Tokyo-based artist collective Chim Pom was formed in 2007; fifteen years later Mori Art Museum is organizing the group’s first major retrospective. Over the course of their career, the artists relied on in situ events and performances, using video, drawing and painting, sculpture, collage, staged sets, and architecture, both in Japan, and, when opportunities allowed, overseas. Traces of two such projects, in Cambodia and Colombia, are included in this exhibition that consists exclusively of memories, some as recent as…2020.
It is to Chim Pom’s credit that their events were so connected with the site where they took place that Mori Art Museum had to construct urban designs for their galleries in order to better convey the collective experience to an audience in the process of discovering Japan’s most famous art group since Dumb Type, and to those who were there. Fortunately, and unsurprisingly, this museum has all the necessary contacts, notably the production support of Maeda Road Construction Co., LTD, formerly Takanogumi Co., Ltd. a pioneer of asphalt pavement construction, founded in 1930.
There was a lot of asphalt in the show…
The exhibition raises several interesting questions about contemporary art in Japan, the first being whether or not institutions such as Mori Art Museum are running out of artists if Chim Pom is already getting a show on this scale. Secondly, while much of the group’s art relies on real-time, the traces of its events have been intensely mediated through all manners of mediums since 2007; Chim Pom was rarely out of sight, first as a subculture whisper, then reaching the top floor of Shibuya Parco, where once there was a museum, to becoming Shinjuku aristocracy, in the manner of other celebrated figures that have included Daido Moriyama, Araki, and a regular contributor to their events, Makoto Aida, himself the object of a Mori retrospective, Monument for Nothing, back in 2012.
In the manner of their famous Black of Death video performance from 2008 (1- included in the exhibition), in which members of Chim Pom managed to bring a flock of crows over the DIET building in Tokyo, the first work the audience encounters is their infamous rat-catching video, part of their Super Rat project from 2011-12, shot in Shinjuku’s happily notorious area, Kabukicho, where countless restaurants throw out unfinished meals and unsold bento boxes. Every night, the rats come out for a feast, and Chim Pom members attempt to catch one, in order to transform it into their own iteration of Pikachu. Ceilings have been lowered, lighting is low, it’s a tight squeeze from piece to piece, but Mori Art Museum stopped at having an actual rat in the gallery. All of this collective’s video work, unlike Dumb Type, a dance-performance ensemble, is solely about capturing the event; there is editing, camera movement, and live sound.
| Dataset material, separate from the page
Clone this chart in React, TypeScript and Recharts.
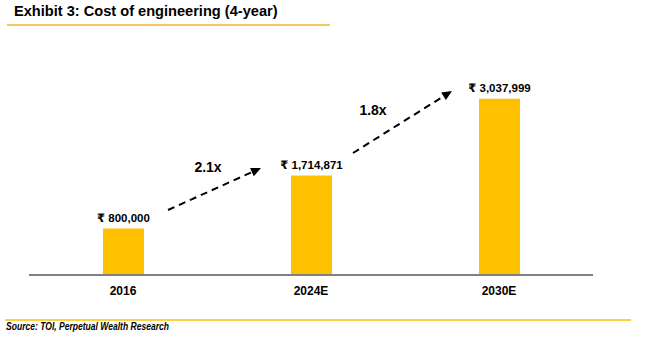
import React from 'react';
import { BarChart, Bar, XAxis, YAxis, LabelList } from 'recharts';

const categories = ['2016', '2024E', '2030E'];
const costValues = [800000, 1714871, 3037999];
const growthLabels = ['2.1x', '1.8x'];

const data = categories.map((c, i) => ({ year: c, cost: costValues[i] }));

const W = 651;
const H = 352;
const FONT = '"Liberation Sans", Arial, "DejaVu Sans", sans-serif';
const BAR = '#FFC000';

const fmt = (v: number) => '\u20B9 ' + v.toLocaleString('en-US');

const Tick = (props: any) => {
  const { x, y, payload } = props;
  return (
    <text x={x} y={y} dy={9} textAnchor="middle" fontFamily={FONT} fontWeight="bold" fontSize={12} fill="#000">
      {payload.value}
    </text>
  );
};

const ValueLabel = (props: any) => {
  const { x, y, width, value } = props;
  return (
    <text x={x + width / 2} y={y - 7} textAnchor="middle" fontFamily={FONT} fontWeight="bold" fontSize={11.5} fill="#000">
      {fmt(value)}
    </text>
  );
};

// annotation arrows (between bars)
const arrows = [
  { x1: 168, y1: 210, x2: 261, y2: 168, lx: 208, ly: 172 },
  { x1: 353, y1: 153, x2: 452, y2: 91, lx: 373, ly: 115 },
];

const Arrow = ({ a, label }: any) => {
  const ang = Math.atan2(a.y2 - a.y1, a.x2 - a.x1);
  const len = 10;
  const hw = 4.5;
  const bx = a.x2 - len * Math.cos(ang);
  const by = a.y2 - len * Math.sin(ang);
  const px = -Math.sin(ang) * hw;
  const py = Math.cos(ang) * hw;
  return (
    <g>
      <line x1={a.x1} y1={a.y1} x2={bx} y2={by} stroke="#000" strokeWidth={2} strokeDasharray="7 5" />
      <polygon points={`${a.x2},${a.y2} ${bx + px},${by + py} ${bx - px},${by - py}`} fill="#000" />
      <text x={a.lx} y={a.ly} textAnchor="middle" fontFamily={FONT} fontWeight="bold" fontSize={14} fill="#000">
        {label}
      </text>
    </g>
  );
};

export default function App() {
  return (
    <div style={{ position: 'absolute', left: 0, top: 0, width: W, height: H, background: '#fff' }}>
      <div style={{ position: 'absolute', left: 0, top: 0 }}>
        <BarChart width={W} height={H} data={data} margin={{ top: 72, right: 58, bottom: 47, left: 29 }}>
          <XAxis
            dataKey="year"
            axisLine={{ stroke: '#808080', strokeWidth: 2 }}
            tickLine={false}
            tickSize={0}
            tickMargin={11}
            height={30}
            tick={<Tick />}
            interval={0}
          />
          <YAxis hide domain={[0, 3500000]} />
          <Bar dataKey="cost" fill={BAR} barSize={41} isAnimationActive={false}>
            <LabelList dataKey="cost" content={<ValueLabel />} />
          </Bar>
        </BarChart>
      </div>
      <svg width={W} height={H} style={{ position: 'absolute', left: 0, top: 0, pointerEvents: 'none' }}>
        <text x={14} y={16} fontFamily={FONT} fontWeight="bold" fontSize={14.6} fill="#000">
          Exhibit 3: Cost of engineering (4-year)
        </text>
        <line x1={7} y1={25} x2={330} y2={25} stroke="#F2B52E" strokeWidth={1.5} />
        {arrows.map((a, i) => (
          <Arrow key={i} a={a} label={growthLabels[i]} />
        ))}
        <line x1={5} y1={320} x2={631} y2={320} stroke="#FFC000" strokeWidth={1.5} />
        <text x={6} y={330} fontFamily={FONT} fontWeight="bold" fontStyle="italic" fontSize={10.5} fill="#000" textLength={163} lengthAdjust="spacingAndGlyphs">
          Source: TOI, Perpetual Wealth Research
        </text>
      </svg>
    </div>
  );
}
Their most elaborate media project may have been their moving and exemplary curation of the Don’t Follow the Wind show at the Watari-um in 2012 (2), following the 2011 disaster in Fukushima, only a hint of which is gracefully presented at Mori Art Museum.
Their 2016 epic work So See You Again Tomorrow, Too?, combining some of their best work along with curated pieces inside a Kabukicho building scheduled for demolition, would lead them to gallery representation (3). Happy Spring displays a selection of market-situated works, and points to the ‘pressed for time’ if not weaker aspects of their art when it stands still, from photography to sculpture, what is done with the remains of an event has little of the mastery, both conceptual and practical, found in the work of their sempai, Makoto Aida.
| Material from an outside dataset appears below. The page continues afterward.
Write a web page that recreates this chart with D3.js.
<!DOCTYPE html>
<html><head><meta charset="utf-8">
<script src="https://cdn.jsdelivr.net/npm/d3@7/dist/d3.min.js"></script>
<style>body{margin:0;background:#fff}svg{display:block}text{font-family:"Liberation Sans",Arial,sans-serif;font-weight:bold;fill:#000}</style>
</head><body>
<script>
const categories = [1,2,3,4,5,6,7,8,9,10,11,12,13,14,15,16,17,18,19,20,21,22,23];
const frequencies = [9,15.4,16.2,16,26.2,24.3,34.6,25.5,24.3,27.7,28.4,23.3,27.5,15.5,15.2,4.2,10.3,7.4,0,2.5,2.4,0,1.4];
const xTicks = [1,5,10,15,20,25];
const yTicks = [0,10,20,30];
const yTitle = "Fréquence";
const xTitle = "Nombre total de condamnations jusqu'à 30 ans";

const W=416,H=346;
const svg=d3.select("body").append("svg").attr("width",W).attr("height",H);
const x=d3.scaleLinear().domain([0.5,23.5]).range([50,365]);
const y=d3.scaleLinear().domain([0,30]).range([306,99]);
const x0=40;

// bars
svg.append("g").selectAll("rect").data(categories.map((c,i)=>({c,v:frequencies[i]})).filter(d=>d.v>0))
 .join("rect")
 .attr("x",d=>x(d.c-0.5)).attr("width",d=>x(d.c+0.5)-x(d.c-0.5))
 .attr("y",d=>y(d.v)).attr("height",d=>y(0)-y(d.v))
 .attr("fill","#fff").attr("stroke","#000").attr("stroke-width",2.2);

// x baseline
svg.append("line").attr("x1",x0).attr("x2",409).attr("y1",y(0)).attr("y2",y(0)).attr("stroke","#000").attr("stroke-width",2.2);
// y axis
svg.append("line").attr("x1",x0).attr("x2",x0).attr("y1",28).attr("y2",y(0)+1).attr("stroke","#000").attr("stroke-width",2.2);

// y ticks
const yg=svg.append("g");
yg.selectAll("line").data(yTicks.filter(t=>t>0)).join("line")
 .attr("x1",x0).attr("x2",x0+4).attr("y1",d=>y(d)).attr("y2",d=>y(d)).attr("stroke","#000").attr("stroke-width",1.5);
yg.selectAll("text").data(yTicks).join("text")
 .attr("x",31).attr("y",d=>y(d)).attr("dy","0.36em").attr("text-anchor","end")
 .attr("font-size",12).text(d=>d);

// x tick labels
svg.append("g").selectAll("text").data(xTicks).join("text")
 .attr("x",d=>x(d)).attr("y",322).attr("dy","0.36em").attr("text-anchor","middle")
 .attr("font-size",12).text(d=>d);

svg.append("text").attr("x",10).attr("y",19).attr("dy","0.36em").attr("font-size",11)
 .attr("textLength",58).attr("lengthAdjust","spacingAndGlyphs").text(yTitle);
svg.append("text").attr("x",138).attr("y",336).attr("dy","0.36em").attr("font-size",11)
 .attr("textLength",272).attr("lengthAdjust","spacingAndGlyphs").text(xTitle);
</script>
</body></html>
Mori Art museum tells us that the title Happy Spring signals Chim↑Pom’s hope for a brighter spring even amid this seemingly neverending pandemic, and that we retain our powers of imagination even if that long-awaited season arrives in the depths of adversity. In these unpredictable times, the powerful, convention-busting works of this enduring, but equally-unpredictable group of artists are certain to excite the imagination, and serve as a guide as we join in contemplating a better future.
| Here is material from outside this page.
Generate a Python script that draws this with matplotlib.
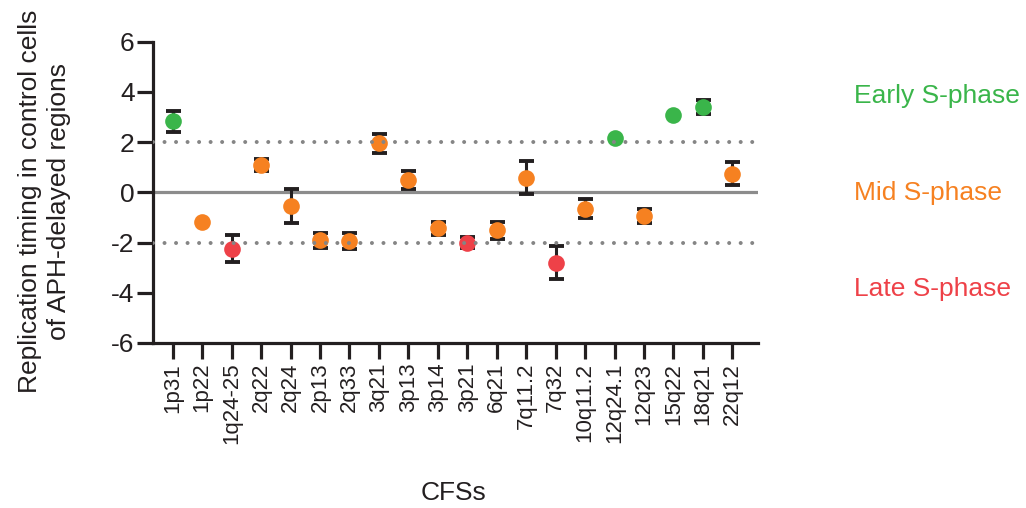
import matplotlib
matplotlib.use("Agg")
import matplotlib.pyplot as plt
import numpy as np

plt.rcParams["font.family"] = ["Liberation Sans", "DejaVu Sans"]
plt.rcParams["axes.unicode_minus"] = False

# Common fragile sites and their replication timing in control cells
cfs = ["1p31", "1p22", "1q24-25", "2q22", "2q24", "2p13", "2q33", "3q21",
       "3p13", "3p14", "3p21", "6q21", "7q11.2", "7q32", "10q11.2",
       "12q24.1", "12q23", "15q22", "18q21", "22q12"]
timing = [2.83, -1.20, -2.25, 1.08, -0.54, -1.92, -1.93, 1.95,
          0.50, -1.44, -2.01, -1.52, 0.58, -2.80, -0.65,
          2.15, -0.93, 3.06, 3.40, 0.74]
timing_sd = [0.42, 0.00, 0.54, 0.24, 0.67, 0.28, 0.32, 0.37,
             0.36, 0.26, 0.22, 0.33, 0.65, 0.65, 0.37,
             0.00, 0.28, 0.00, 0.28, 0.47]
phase = ["Early", "Mid", "Late", "Mid", "Mid", "Mid", "Mid", "Mid",
         "Mid", "Mid", "Late", "Mid", "Mid", "Late", "Mid",
         "Early", "Mid", "Early", "Early", "Mid"]

phase_labels = ["Early S-phase", "Mid S-phase", "Late S-phase"]
phase_colors = {"Early": "#3ab54a", "Mid": "#f68121", "Late": "#ee4148"}
thresholds = [2, -2]

ink = "#231f20"
fs = 19

fig = plt.figure(figsize=(10.26, 5.08), dpi=100)
ax = fig.add_axes([152.5 / 1026, 1 - 343 / 508, (758 - 152.5) / 1026, (343 - 41.5) / 508])

x = np.arange(len(cfs))
x_left = -0.686
x_right = 19.87

# reference line at zero
ax.plot([x_left, x_right], [0, 0], color="#8c8c8c", lw=2.3, zorder=1,
        solid_capstyle="butt")

# error bars behind the markers
ax.errorbar(x, timing, yerr=timing_sd, fmt="none", ecolor=ink, elinewidth=2.2,
            capsize=5.4, capthick=2.8, zorder=2)

for xi, yi, ph in zip(x, timing, phase):
    ax.plot(xi, yi, "o", ms=12, color=phase_colors[ph], mec="none", zorder=3)

# early / late thresholds
for t in thresholds:
    ax.plot([x_left, x_right], [t, t], color="#858585", lw=2.9,
            linestyle=(0, (0.001, 2.86)), dash_capstyle="round", zorder=4)

ax.set_xlim(x_left, x_right)
ax.set_ylim(-6, 6)
ax.set_yticks(np.arange(-6, 7, 2))
ax.set_xticks(x)
ax.set_xticklabels(cfs, rotation=90, ha="center", va="top")

for side in ["top", "right"]:
    ax.spines[side].set_visible(False)
for side in ["left", "bottom"]:
    ax.spines[side].set_linewidth(2.3)
    ax.spines[side].set_color(ink)
    ax.spines[side].set_capstyle("projecting")

ax.tick_params(axis="both", direction="out", length=11.3, width=2.3,
               color=ink, labelcolor=ink)
ax.tick_params(axis="y", labelsize=fs, pad=1.5)
ax.tick_params(axis="x", labelsize=16, pad=3)

# phase labels on the right
label_y = [3.56, -0.29, -4.13]
for lab, ly, ph in zip(phase_labels, label_y, ["Early", "Mid", "Late"]):
    ax.text(1.1586, ly, lab, transform=ax.get_yaxis_transform(),
            color=phase_colors[ph], fontsize=fs, ha="left", va="baseline")

fig.text(44.5 / 1026, 1 - 201.5 / 508,
         "Replication timing in control cells\nof APH-delayed regions",
         rotation=90, ha="center", va="center", multialignment="center",
         fontsize=fs, color=ink, linespacing=1.3)
fig.text(453 / 1026, 1 - 493 / 508, "CFSs", ha="center", va="center",
         fontsize=fs, color=ink)

fig.savefig("out.png", dpi=100)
And yet the closing pieces of the exhibition, devoted to the pandemic and the Tokyo City Government’s emergency measures see the collective turning to tropes encountered in previous works, as if running out of steam. The anger, the indignation, and the will to push back are as strong as ever, still clever and amusing, as with the inclusion of a device that allows women to piss standing up, as demonstrated by Ellie, the sole female member of the group, in a photograph accompanying the Pandemic Pub installation. As if indicating that Chim Pom, after such intensive output, deserves to take a moment for itself.